When a Farm isn’t a Farm

farmers that aren't farmers

Things are confusing enough. First, we got a president that tells us “alternative facts,” now farmers in Iowa are being told they aren’t farmers. To be more specific, they are being told that their farm is not a farm.

Wright County, Iowa assessor notified about 70 other property owners that their small farms will be assessed like homes,  rather than as agricultural properties.

The residential classification increases these property values 70%. Tax bills next year will rise substantially as well.

How property owners are treated across the state, however, may vary, Iowa assessors say, because the state gives little guidance outlining what constitutes a farm, despite repeated requests to lawmakers.

Most assessors look to the state’s administrative code that asks whether the land is “in good faith, used primarily for agricultural purposes,” said John Lawson, Clayton County’s assessor and president of the Iowa State Assessors Association.

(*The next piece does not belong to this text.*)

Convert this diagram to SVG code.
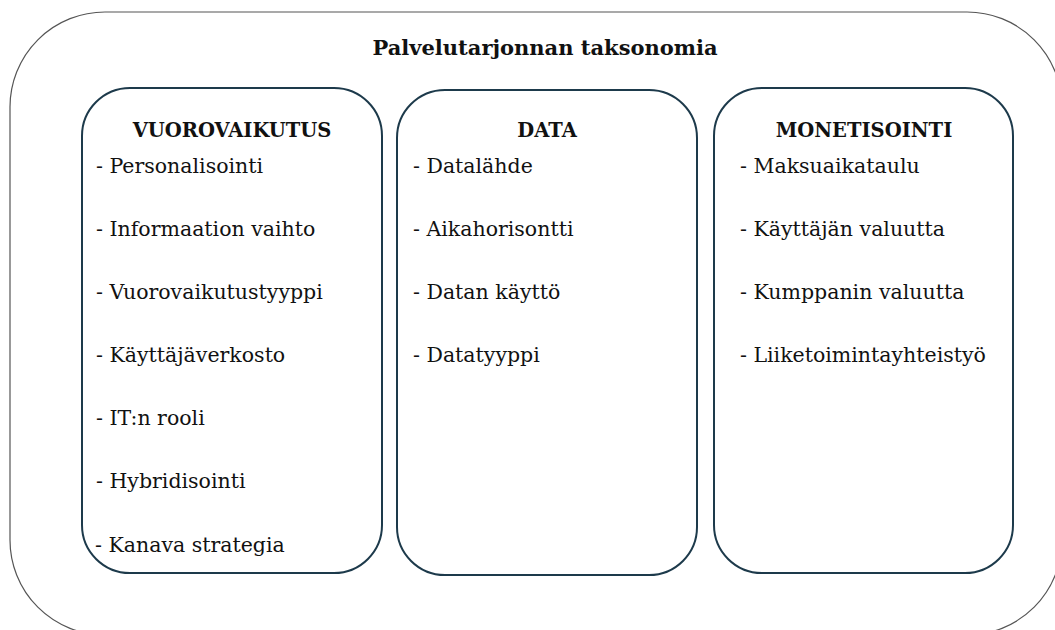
<svg xmlns="http://www.w3.org/2000/svg" width="1055" height="630" viewBox="0 0 1055 630">
<style>
.outer{fill:#fff;stroke:#555;stroke-width:1.2}
.box{fill:#fff;stroke:#1d3a4b;stroke-width:2}
.title{font-family:"DejaVu Serif","Liberation Serif",serif;font-weight:bold;font-size:21px;fill:#111;text-anchor:middle}
.head{font-family:"DejaVu Serif","Liberation Serif",serif;font-weight:bold;font-size:19.5px;fill:#111;text-anchor:middle}
.item{font-family:"DejaVu Serif","Liberation Serif",serif;font-size:20.5px;fill:#111}
</style>
<rect width="1055" height="630" fill="#fff"/>
<g id="outer">
<rect class="outer" x="10" y="12" width="1052" height="623" rx="95" ry="95"/>
<text class="title" x="545" y="55">Palvelutarjonnan taksonomia</text>
</g>
<g id="connectors"></g>
<g id="vuorovaikutus">
<rect class="box" x="82" y="88" width="300" height="485" rx="48" ry="48"/>
<text class="head" x="232" y="137">VUOROVAIKUTUS</text>
<text class="item" x="96" y="173">- Personalisointi</text>
<text class="item" x="96" y="236">- Informaation vaihto</text>
<text class="item" x="96" y="299">- Vuorovaikutustyyppi</text>
<text class="item" x="96" y="362">- Käyttäjäverkosto</text>
<text class="item" x="96" y="425">- IT:n rooli</text>
<text class="item" x="96" y="488">- Hybridisointi</text>
<text class="item" x="95" y="552">- Kanava strategia</text>
</g>
<g id="data">
<rect class="box" x="397" y="90" width="300" height="485" rx="48" ry="48"/>
<text class="head" x="547" y="137">DATA</text>
<text class="item" x="413" y="173">- Datalähde</text>
<text class="item" x="413" y="236">- Aikahorisontti</text>
<text class="item" x="413" y="299">- Datan käyttö</text>
<text class="item" x="413" y="362">- Datatyyppi</text>
</g>
<g id="monetisointi">
<rect class="box" x="714" y="88" width="299" height="485" rx="48" ry="48"/>
<text class="head" x="864" y="137">MONETISOINTI</text>
<text class="item" x="740" y="173">- Maksuaikataulu</text>
<text class="item" x="740" y="236">- Käyttäjän valuutta</text>
<text class="item" x="740" y="299">- Kumppanin valuutta</text>
<text class="item" x="740" y="362">- Liiketoimintayhteistyö</text>
</g>
</svg>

That leaves a lot of gray area on deciding what’s a farm, especially when Iowa agriculture can range from four acres of vegetables to 4,000 acres of corn and soybeans.

“There’s not real good laws written on it,” said Steve Helm, Dallas County assessor, who spent a half hour Tuesday talking with a landowner whose small farm had been reclassified. Those discussions happen about three times a week, he said.

“It’s always going to be an issue until there’s a better-written law to define what a farm is,” Helm said.

Tim Johnson, senior research and policy analyst at Iowa Farm Bureau Federation, said the question comes up every reassessment year. The statewide ag group worries that assessors are trying to define farms too narrowly.

“We want assessors to follow the administrative rule that says if there’s an ag process occurring on a parcel, it should be considered ag land,” Johnson said.

Assessors shouldn’t try to define how much or how little farm income or activity comes from acreages, Johnson said, noting the U.S. Census of Agriculture considers an operation with $1,000 in ag sales a “farm.”

“If you’re a hobby farm in a rural area, even if that’s not your full-time job, that shouldn’t matter,” he said. “Many people who are ‘real farmers’ don’t necessarily get more than half their income off that agricultural land.”

That’s especially true during this farm downturn, with farmers working more than one job to make ends meet, said Smith, the property owner whose farm was reclassified as residential.

“People are experiencing some bad times in rural areas,” with many towns hurting with less ag spending, said one farmer, who plans to protest his valuation.

“It just seems like a way for the county to get more money,” he said.